El fenómeno de la dualidad de poderes, no estudiado hasta ahora suficientemente, ¿se halla en contradicción con la teoría marxista del Estado, que se ve en el gobierno el Comité ejecutivo de la clase dominante? Es lo mismo que si preguntáramos: ¿es que la oscilación de los precios bajo la ley de la oferta y la demanda se halla en contradicción con la teoría marxista del valor? ¿Acaso la abnegación del macho que defiende a sus cachorros contradice la ley de la lucha por la existencia? No, en esos fenómenos no reside más que una combinación más compleja de las mismas leyes que parecen contradecir.

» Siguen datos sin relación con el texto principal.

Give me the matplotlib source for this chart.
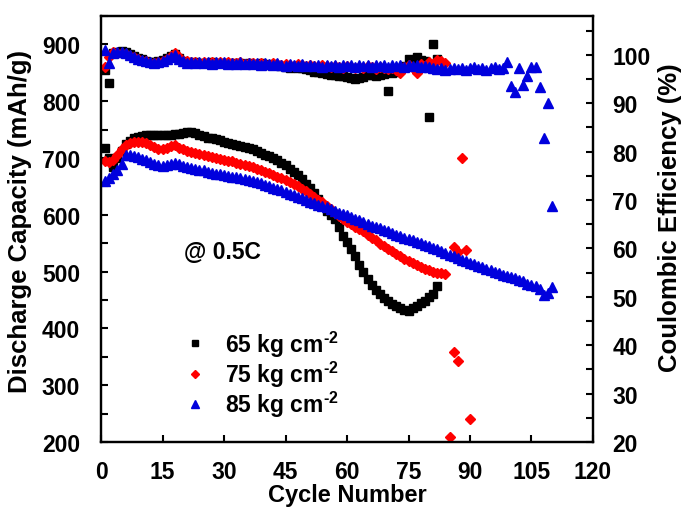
import numpy as np
import matplotlib.pyplot as plt
from matplotlib.ticker import MultipleLocator

plt.rcParams['font.family'] = 'Liberation Sans'
plt.rcParams['font.weight'] = 'bold'
plt.rcParams['mathtext.fontset'] = 'custom'
plt.rcParams['mathtext.bf'] = 'Liberation Sans:bold'
plt.rcParams['mathtext.rm'] = 'Liberation Sans:bold'
plt.rcParams['mathtext.default'] = 'bf'

# discharge capacity (mAh/g), one value per cycle starting at cycle 1
cap_65 = [718, 700, 684, 700, 712, 724, 730, 735, 737, 739,
          740, 740, 740, 740, 740, 740, 741, 742, 743, 744,
          745, 746, 744, 741, 738, 736, 735, 733, 731, 729,
          727, 725, 722, 721, 719, 717, 715, 712, 709, 706,
          703, 700, 696, 692, 687, 681, 676, 670, 663, 655,
          647, 638, 628, 617, 607, 600, 593, 578, 563, 552,
          540, 528, 512, 499, 487, 476, 467, 460, 454, 448,
          443, 439, 436, 432, 431, 436, 440, 444, 448, 455,
          461, 475]
cap_75 = [695, 693, 696, 706, 716, 722, 727, 729, 729, 728,
          726, 723, 719, 716, 715, 717, 721, 722, 718, 715,
          713, 711, 709, 707, 705, 703, 702, 700, 698, 697,
          695, 694, 692, 690, 688, 686, 684, 681, 679, 676,
          673, 670, 667, 664, 661, 658, 654, 650, 646, 641,
          636, 631, 626, 622, 616, 610, 604, 598, 593, 588,
          584, 579, 575, 571, 565, 560, 555, 549, 545, 540,
          536, 531, 527, 523, 519, 515, 511, 508, 505, 502,
          500, 498, 497, 496]
cap_75_tail_cyc = [86, 87]
cap_75_tail = [543, 534]
cap_85 = [660, 665, 672, 678, 690, 705, 706, 704, 702, 699,
          696, 693, 690, 688, 686, 688, 690, 692, 689, 686,
          684, 683, 681, 679, 678, 676, 674, 672, 671, 670,
          669, 667, 666, 664, 663, 661, 659, 658, 656, 653,
          651, 648, 645, 643, 640, 637, 634, 631, 629, 626,
          623, 620, 617, 615, 613, 610, 607, 604, 602, 599,
          596, 593, 590, 587, 584, 581, 578, 576, 573, 571,
          568, 565, 562, 560, 557, 555, 552, 550, 547, 545,
          542, 539, 536, 533, 530, 527, 524, 520, 518, 515,
          513, 510, 508, 505, 502, 499, 497, 494, 492, 490,
          488, 486, 483, 478, 476, 474, 470, 458, 462, 472]

# coulombic efficiency (%), one value per cycle starting at cycle 1
ce_65 = [96.9, 94.2, 100.3, 100.6, 100.7, 100.5, 100.2, 99.8, 99.4, 99.1,
         98.8, 98.5, 98.4, 98.6, 98.9, 99.3, 99.8, 100.2, 99.4, 98.7,
         98.4, 98.3, 98.4, 98.2, 98.3, 98.2, 98.4, 98.3, 98.2, 98.3,
         98.2, 98.1, 98.3, 98.2, 98.1, 98.2, 98.0, 98.1, 98.2, 98.0,
         97.9, 98.0, 97.8, 97.6, 97.5, 97.3, 97.4, 97.2, 97.3, 97.1,
         96.8, 96.5, 96.4, 96.2, 96.0, 95.8, 95.9, 95.6, 95.5, 95.3,
         95.2, 95.0, 95.1, 95.4, 95.8, 95.9, 95.5, 95.8, 96.0, 92.6,
         96.3, 96.5, 97.0, 97.6, 99.2, 98.8, 99.6, 99.0, 98.6, 87.2,
         102.3, 99.1]
ce_75 = [97.5, 99.6, 100.5, 100.4, 100.3, 100.1, 99.8, 99.5, 99.1, 98.8,
         98.6, 98.3, 98.2, 98.4, 98.7, 99.1, 99.7, 100.4, 99.6, 98.8,
         98.6, 98.4, 98.5, 98.3, 98.4, 98.2, 98.4, 98.3, 98.5, 98.2,
         98.4, 98.3, 98.2, 98.4, 98.1, 98.3, 98.2, 98.0, 98.3, 98.1,
         97.9, 98.2, 98.0, 97.8, 98.1, 97.9, 97.7, 98.0, 97.8, 97.6,
         97.9, 97.7, 97.5, 97.8, 97.6, 97.4, 97.7, 97.5, 97.3, 97.6,
         97.4, 97.2, 97.5, 97.3, 97.6, 97.4, 97.1, 97.5, 97.3, 97.0,
         97.2, 96.8, 96.3, 97.4, 97.8, 97.2, 96.3, 98.0, 97.6, 98.4,
         98.0, 99.0, 98.6, 98.3, 21.0, 38.6, 36.7, 78.6, 59.6, 24.7]
ce_85 = [101.0, 98.3, 100.3, 100.6, 100.5, 100.4, 100.0, 99.6, 99.2, 98.9,
         98.6, 98.4, 98.3, 98.5, 98.8, 99.2, 99.6, 100.0, 99.2, 98.6,
         98.3, 98.4, 98.2, 98.5, 98.2, 98.4, 98.1, 98.5, 98.2, 98.4,
         98.1, 98.3, 98.0, 98.4, 98.1, 98.3, 98.0, 98.3, 97.9, 98.2,
         98.0, 97.8, 98.2, 97.9, 97.7, 98.1, 97.8, 97.6, 98.0, 97.7,
         97.9, 97.6, 97.8, 97.5, 97.9, 97.6, 97.8, 97.5, 97.9, 97.6,
         97.8, 97.5, 97.9, 97.6, 97.8, 97.5, 97.9, 97.6, 97.8, 97.5,
         97.9, 97.6, 97.8, 97.5, 97.9, 97.6, 97.8, 97.5, 97.7, 97.4,
         97.3, 97.0, 97.2, 96.9, 97.1, 97.3, 97.0, 97.2, 96.9, 97.2,
         97.4, 97.0, 97.3, 96.9, 97.2, 97.4, 97.0, 97.3, 98.4, 93.6,
         92.4, 97.3, 93.8, 95.7, 97.5, 97.5, 93.4, 82.7, 90.1, 68.7]

labels = [r'65 kg cm$^{\text{-2}}$', r'75 kg cm$^{\text{-2}}$',
          r'85 kg cm$^{\text{-2}}$']
colors = ['black', '#ff0000', '#0000dd']
markers = ['s', 'D', '^']
msizes = [5.5, 5.5, 7]


def cycles(vals):
    return np.arange(1, len(vals) + 1)


fig = plt.figure(figsize=(6.82, 5.10), dpi=100)
ax = fig.add_axes([0.1481, 0.1314, 0.7214, 0.8353])
ax2 = ax.twinx()

caps = [cap_65, cap_75, cap_85]
ces = [ce_65, ce_75, ce_85]
for i in range(3):
    ax.plot(cycles(caps[i]), caps[i], ls='none', marker=markers[i], ms=msizes[i],
            color=colors[i], mec=colors[i], label=labels[i])
    if i == 1:
        ax.plot(cap_75_tail_cyc, cap_75_tail, ls='none', marker=markers[i],
                ms=msizes[i], color=colors[i])
for i in range(3):
    ax2.plot(cycles(ces[i]), ces[i], ls='none', marker=markers[i], ms=msizes[i],
             color=colors[i], mec=colors[i])

ax.set_xlim(0, 120)
ax.set_ylim(200, 950)
ax2.set_ylim(20, 108)
ax.xaxis.set_major_locator(MultipleLocator(15))
ax.yaxis.set_minor_locator(MultipleLocator(50))
ax2.yaxis.set_minor_locator(MultipleLocator(5))
ax.set_yticks(np.arange(200, 901, 100))
ax2.set_yticks(np.arange(20, 101, 10))

for a in (ax, ax2):
    for s in a.spines.values():
        s.set_linewidth(1.6)
ax.tick_params(axis='both', which='both', direction='in', width=1.5, length=5,
               labelsize=16.5)
ax.tick_params(axis='x', pad=13)
ax.tick_params(axis='y', pad=15)
ax2.tick_params(axis='y', which='both', direction='in', width=1.5, length=5,
                labelsize=16.5, pad=14)

fig.text(0.029, 0.565, 'Discharge Capacity (mAh/g)', rotation=90,
         ha='center', va='center', fontsize=18.5)
fig.text(0.982, 0.573, 'Coulombic Efficiency (%)', rotation=90,
         ha='center', va='center', fontsize=18.5)
fig.text(0.509, 0.029, 'Cycle Number', ha='center', va='center', fontsize=17)

ax.text(0.246, 0.446, '@ 0.5C', transform=ax.transAxes, ha='center',
        va='center', fontsize=16.5)

leg = ax.legend(loc='upper left', bbox_to_anchor=(0.13, 0.315), frameon=False,
                fontsize=16.5, handlelength=0.8, handletextpad=0.9,
                labelspacing=0.0, markerscale=0.75)

fig.savefig('out.png', dpi=100)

Si el Estado es la organización del régimen de clase y la revolución la sustitución de la clase dominante, el tránsito del poder de manos de una clase a otra, es natural que haga brotar una situación contradictoria de Estado, encarnada, sobre todo, en la dualidad de poderes. La correlación de fuerzas de clase no es ninguna magnitud matemática susceptible de cálculo apriorístico. Cuando el equilibrio del viejo régimen se rompe, la nueva correlación de fuerzas sólo puede establecerse como resultado de la prueba recíproca a que éstas se ven sometidas en la lucha. La revolución no es otra cosa.

Podría pensarse que esta disgresión teórica nos ha apartado de los acontecimientos de 1917. En realidad, nos conduce al corazón de los mismos. En torno al problema de la dualidad de poderes fue, precisamente, donde se libró la lucha dramática de los partidos y de las clases. Sólo desde la atalaya teórica podríamos observar esta lucha y comprenderla.